We should never confuse humility or meekness with human respect. We commit the sin of “human respect” when we say things we should not say (or perhaps more often than not, we do not say things we should say) in order to please our neighbour. For example, we are with our Catholic friends. The conversation turns to forthcoming elections and, they all say that they intend to vote for a politician whose voting record indicates that he favours abortion, a crime against the sanctity of innocent life which cries to Heaven. We say nothing, because we do not wish to play the party-pooper, to stand out as different or, horror of horrors, to be accused of being “judgmental”. And so, at the end of the conversation, everyone is left with the impression that we are in agreement with them, or at least have no objection.

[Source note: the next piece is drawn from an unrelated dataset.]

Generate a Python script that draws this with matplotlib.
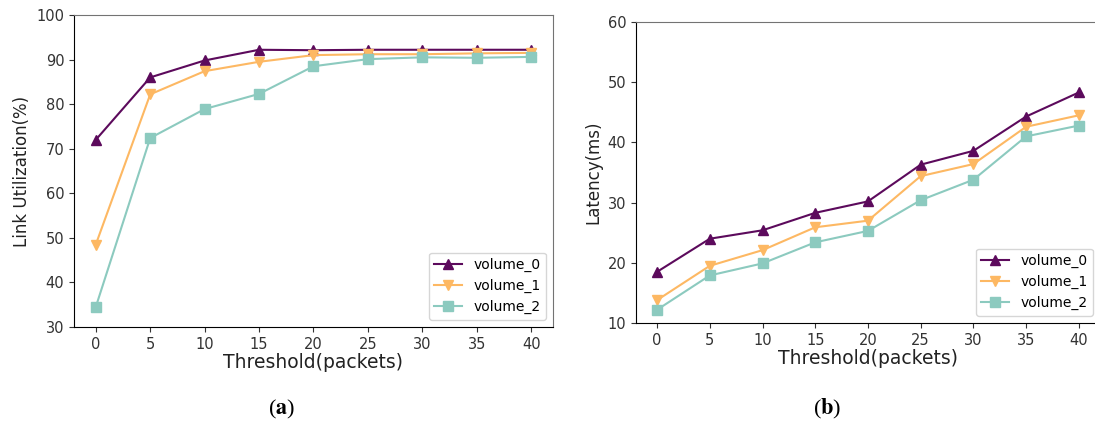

 It probably has to be admitted that the clergy have always been susceptible to the sin of human respect. When the Pharisees and Sadducees – the ecclesiastical aristocracy of Jerusalem – turn up to observe John baptising the Judeans in the Jordan, he calls them a “brood of vipers” and sends them packing (Lk 3:7). Valuing their position and privileges, they have left it to him to call out Herod for his adultery, an undertaking that will lead to his beheading. John is not prone to human respect. In fact, he does not care what anyone thinks of him. He knows that his job is not to get rave reviews in the Jordan Telegraph. His divinely ordained mission is to call sinners to repentance, to “make straight the way of the Lord” (Is 40:3). Had the Sadducees as a caste survived the destruction of Jerusalem in 70 A.D. it is quite likely that we should find them today acquiescing by their silence in the secular religion of “Pride”, and turning a blind eye to supposedly pious politicians who give their support to legislation that facilitates the violation of innocent human life. It is impossible to imagine the Baptist doing so.

As we approach the feast that marks the martyrdom of St John, perhaps we should pray that there will be a decrease in the sin of human respect within us, and that the spirit of John the Baptist will increase in the Church, so that in this age of confusion Her prophetic voice may be clear and unambiguous in the service of salvation and sanctification.